Transcribe each line of the material as it is, and drop any picture.

» **GIVEN INFORMATION**:
....
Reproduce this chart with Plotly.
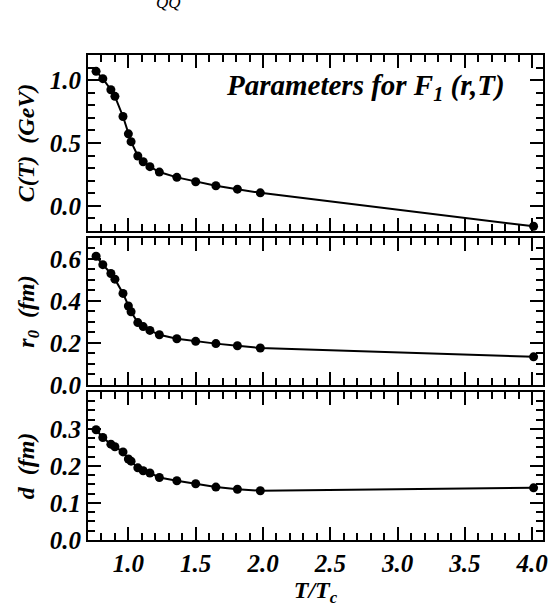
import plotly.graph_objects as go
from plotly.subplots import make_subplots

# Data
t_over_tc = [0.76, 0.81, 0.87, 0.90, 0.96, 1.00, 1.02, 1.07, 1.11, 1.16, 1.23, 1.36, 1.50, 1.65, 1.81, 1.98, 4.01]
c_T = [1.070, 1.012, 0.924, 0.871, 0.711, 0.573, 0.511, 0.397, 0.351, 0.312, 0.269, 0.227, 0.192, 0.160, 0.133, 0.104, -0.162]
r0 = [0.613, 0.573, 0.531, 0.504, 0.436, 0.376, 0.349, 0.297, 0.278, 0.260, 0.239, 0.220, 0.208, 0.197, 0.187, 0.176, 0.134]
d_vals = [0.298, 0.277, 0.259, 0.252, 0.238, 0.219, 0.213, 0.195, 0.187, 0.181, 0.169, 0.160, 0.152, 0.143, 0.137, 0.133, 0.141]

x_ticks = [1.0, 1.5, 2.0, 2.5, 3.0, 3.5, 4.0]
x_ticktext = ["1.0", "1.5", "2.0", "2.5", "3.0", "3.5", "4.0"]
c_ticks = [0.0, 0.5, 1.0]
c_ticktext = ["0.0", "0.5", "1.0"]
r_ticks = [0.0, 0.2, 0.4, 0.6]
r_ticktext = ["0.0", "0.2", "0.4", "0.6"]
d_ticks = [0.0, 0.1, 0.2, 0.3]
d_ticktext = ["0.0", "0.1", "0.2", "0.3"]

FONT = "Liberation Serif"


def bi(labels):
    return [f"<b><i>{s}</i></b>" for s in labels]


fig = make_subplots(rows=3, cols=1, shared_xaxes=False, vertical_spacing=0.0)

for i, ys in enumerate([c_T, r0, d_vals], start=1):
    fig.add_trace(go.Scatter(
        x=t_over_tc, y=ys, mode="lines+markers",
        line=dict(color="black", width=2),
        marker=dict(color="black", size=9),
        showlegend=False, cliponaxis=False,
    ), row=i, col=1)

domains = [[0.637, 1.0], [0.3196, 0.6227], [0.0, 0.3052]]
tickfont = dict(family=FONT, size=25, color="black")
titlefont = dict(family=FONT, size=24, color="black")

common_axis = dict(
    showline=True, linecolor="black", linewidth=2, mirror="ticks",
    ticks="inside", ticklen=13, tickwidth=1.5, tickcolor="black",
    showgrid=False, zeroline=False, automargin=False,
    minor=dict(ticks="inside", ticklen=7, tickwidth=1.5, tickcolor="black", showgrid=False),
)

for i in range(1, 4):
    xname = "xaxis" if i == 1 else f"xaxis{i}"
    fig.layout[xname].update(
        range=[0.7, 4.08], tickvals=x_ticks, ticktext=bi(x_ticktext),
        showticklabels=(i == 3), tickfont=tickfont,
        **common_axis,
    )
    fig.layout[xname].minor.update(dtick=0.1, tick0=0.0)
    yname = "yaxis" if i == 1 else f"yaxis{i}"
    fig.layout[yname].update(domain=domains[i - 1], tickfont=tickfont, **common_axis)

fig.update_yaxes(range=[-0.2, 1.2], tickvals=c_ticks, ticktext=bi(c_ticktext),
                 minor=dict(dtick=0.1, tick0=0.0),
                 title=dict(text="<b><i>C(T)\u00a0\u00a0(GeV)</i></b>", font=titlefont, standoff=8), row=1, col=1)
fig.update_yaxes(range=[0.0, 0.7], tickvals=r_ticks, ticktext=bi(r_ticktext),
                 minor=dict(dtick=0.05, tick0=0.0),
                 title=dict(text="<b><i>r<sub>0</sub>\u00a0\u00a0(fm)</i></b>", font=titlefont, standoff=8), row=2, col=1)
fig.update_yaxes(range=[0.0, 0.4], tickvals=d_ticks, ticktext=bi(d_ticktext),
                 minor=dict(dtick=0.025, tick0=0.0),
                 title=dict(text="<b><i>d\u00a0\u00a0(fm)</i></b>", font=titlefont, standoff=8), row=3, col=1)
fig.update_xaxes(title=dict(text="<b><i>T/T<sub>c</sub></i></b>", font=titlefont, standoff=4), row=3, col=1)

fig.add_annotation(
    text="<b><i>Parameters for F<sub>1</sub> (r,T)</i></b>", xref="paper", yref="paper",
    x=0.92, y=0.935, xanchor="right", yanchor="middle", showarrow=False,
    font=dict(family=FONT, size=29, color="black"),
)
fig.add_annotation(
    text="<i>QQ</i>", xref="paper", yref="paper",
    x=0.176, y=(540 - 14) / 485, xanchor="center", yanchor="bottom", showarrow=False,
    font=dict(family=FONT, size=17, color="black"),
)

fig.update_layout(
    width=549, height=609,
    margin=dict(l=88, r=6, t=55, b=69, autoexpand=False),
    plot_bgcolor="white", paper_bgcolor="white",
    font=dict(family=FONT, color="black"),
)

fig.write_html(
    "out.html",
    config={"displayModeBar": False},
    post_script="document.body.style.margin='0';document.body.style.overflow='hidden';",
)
....
» **COMPLETE OUTPUT**:
Reproduce this chart with Plotly.
import plotly.graph_objects as go
from plotly.subplots import make_subplots

# Data
t_over_tc = [0.76, 0.81, 0.87, 0.90, 0.96, 1.00, 1.02, 1.07, 1.11, 1.16, 1.23, 1.36, 1.50, 1.65, 1.81, 1.98, 4.01]
c_T = [1.070, 1.012, 0.924, 0.871, 0.711, 0.573, 0.511, 0.397, 0.351, 0.312, 0.269, 0.227, 0.192, 0.160, 0.133, 0.104, -0.162]
r0 = [0.613, 0.573, 0.531, 0.504, 0.436, 0.376, 0.349, 0.297, 0.278, 0.260, 0.239, 0.220, 0.208, 0.197, 0.187, 0.176, 0.134]
d_vals = [0.298, 0.277, 0.259, 0.252, 0.238, 0.219, 0.213, 0.195, 0.187, 0.181, 0.169, 0.160, 0.152, 0.143, 0.137, 0.133, 0.141]

x_ticks = [1.0, 1.5, 2.0, 2.5, 3.0, 3.5, 4.0]
x_ticktext = ["1.0", "1.5", "2.0", "2.5", "3.0", "3.5", "4.0"]
c_ticks = [0.0, 0.5, 1.0]
c_ticktext = ["0.0", "0.5", "1.0"]
r_ticks = [0.0, 0.2, 0.4, 0.6]
r_ticktext = ["0.0", "0.2", "0.4", "0.6"]
d_ticks = [0.0, 0.1, 0.2, 0.3]
d_ticktext = ["0.0", "0.1", "0.2", "0.3"]

FONT = "Liberation Serif"


def bi(labels):
    return [f"<b><i>{s}</i></b>" for s in labels]


fig = make_subplots(rows=3, cols=1, shared_xaxes=False, vertical_spacing=0.0)

for i, ys in enumerate([c_T, r0, d_vals], start=1):
    fig.add_trace(go.Scatter(
        x=t_over_tc, y=ys, mode="lines+markers",
        line=dict(color="black", width=2),
        marker=dict(color="black", size=9),
        showlegend=False, cliponaxis=False,
    ), row=i, col=1)

domains = [[0.637, 1.0], [0.3196, 0.6227], [0.0, 0.3052]]
tickfont = dict(family=FONT, size=25, color="black")
titlefont = dict(family=FONT, size=24, color="black")

common_axis = dict(
    showline=True, linecolor="black", linewidth=2, mirror="ticks",
    ticks="inside", ticklen=13, tickwidth=1.5, tickcolor="black",
    showgrid=False, zeroline=False, automargin=False,
    minor=dict(ticks="inside", ticklen=7, tickwidth=1.5, tickcolor="black", showgrid=False),
)

for i in range(1, 4):
    xname = "xaxis" if i == 1 else f"xaxis{i}"
    fig.layout[xname].update(
        range=[0.7, 4.08], tickvals=x_ticks, ticktext=bi(x_ticktext),
        showticklabels=(i == 3), tickfont=tickfont,
        **common_axis,
    )
    fig.layout[xname].minor.update(dtick=0.1, tick0=0.0)
    yname = "yaxis" if i == 1 else f"yaxis{i}"
    fig.layout[yname].update(domain=domains[i - 1], tickfont=tickfont, **common_axis)

fig.update_yaxes(range=[-0.2, 1.2], tickvals=c_ticks, ticktext=bi(c_ticktext),
                 minor=dict(dtick=0.1, tick0=0.0),
                 title=dict(text="<b><i>C(T)\u00a0\u00a0(GeV)</i></b>", font=titlefont, standoff=8), row=1, col=1)
fig.update_yaxes(range=[0.0, 0.7], tickvals=r_ticks, ticktext=bi(r_ticktext),
                 minor=dict(dtick=0.05, tick0=0.0),
                 title=dict(text="<b><i>r<sub>0</sub>\u00a0\u00a0(fm)</i></b>", font=titlefont, standoff=8), row=2, col=1)
fig.update_yaxes(range=[0.0, 0.4], tickvals=d_ticks, ticktext=bi(d_ticktext),
                 minor=dict(dtick=0.025, tick0=0.0),
                 title=dict(text="<b><i>d\u00a0\u00a0(fm)</i></b>", font=titlefont, standoff=8), row=3, col=1)
fig.update_xaxes(title=dict(text="<b><i>T/T<sub>c</sub></i></b>", font=titlefont, standoff=4), row=3, col=1)

fig.add_annotation(
    text="<b><i>Parameters for F<sub>1</sub> (r,T)</i></b>", xref="paper", yref="paper",
    x=0.92, y=0.935, xanchor="right", yanchor="middle", showarrow=False,
    font=dict(family=FONT, size=29, color="black"),
)
fig.add_annotation(
    text="<i>QQ</i>", xref="paper", yref="paper",
    x=0.176, y=(540 - 14) / 485, xanchor="center", yanchor="bottom", showarrow=False,
    font=dict(family=FONT, size=17, color="black"),
)

fig.update_layout(
    width=549, height=609,
    margin=dict(l=88, r=6, t=55, b=69, autoexpand=False),
    plot_bgcolor="white", paper_bgcolor="white",
    font=dict(family=FONT, color="black"),
)

fig.write_html(
    "out.html",
    config={"displayModeBar": False},
    post_script="document.body.style.margin='0';document.body.style.overflow='hidden';",
)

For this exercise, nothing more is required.